E’ così che siamo arrivati alla situazione di tutti contro tutti in atto oggi che noi avevamo già anticipato qui. Di Battista ha ormai deciso che non può restare a guardare e ha fatto capire a tutti che vuole un congresso (ennesimo termine che certifica l’avvenuta mutazione grillina) per stabilire se davvero i Cinque Stelle dovranno essere costretti a ingoiare qualsiasi rospo pur di restare al governo. Che conseguenze potrà avere questa fronda per il governo, dati i numeri molto delicati per la maggioranza in Senato? Davvero una lotta combattuta in nome del “ritorno alle origini” potrà avere come conseguenza la caduta dell’esecutivo?

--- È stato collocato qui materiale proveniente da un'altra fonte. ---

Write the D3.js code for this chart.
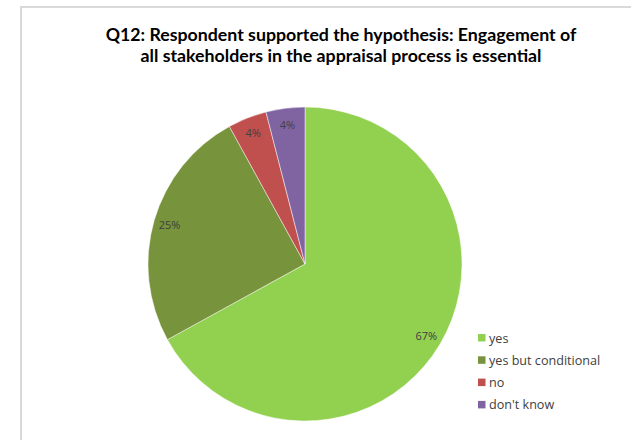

A tutto questo, giusto per non farsi mancare nulla, l’esplosione dell’affaire dei presunti tre milioni e mezzo di euro ricevuti una decina di anni fa dal regime venezuelano – ipotesi categoricamente smentita da tutte le anime del Movimento – contribuisce a gettare benzina su un incendio che sembra aver acquisito proporzioni non più gestibili. Anche perché, è inutile girarci attorno, l’attuale esecutivo è nato passando attraverso la benedizione di varie cancellerie che – per svariati motivi – non volevano assolutamente vedere entrare Matteo Salvini dal portone principale di Palazzo Chigi. Saranno contente queste istituzioni nazionali e sovranazionali che nel cuore dell’Europa si trova una forza di governo che intrattiene costantemente rapporti con regimi quali il Venezuela, la Cina o l’Iran? Davvero la settima potenza dell’economia mondiale può permettersi il lusso di vedere insidiate le proprie aziende e infrastrutture sensibili (tanto materiali come i porti, quanto digitali come il 5G) da sistemi politici che sono stati sempre stigmatizzati da quando l’UE ha preso vita? E se si riproporrà la possibilità di sostituire Maduro e il suo regime i grillini correranno di nuovo in suo soccorso, come accaduto tre anni fa quando fecero negare l’appoggio del governo italiano (unico in Europa) a Juan Guaidò?
Nei prossimi mesi avremo numerose risposte, ma in un momento in cui l’Italia vive difficoltà enormi e ci sarebbe bisogno di un governo forte e rapido nel dare risposte, tutto questo appare certamente sconfortante.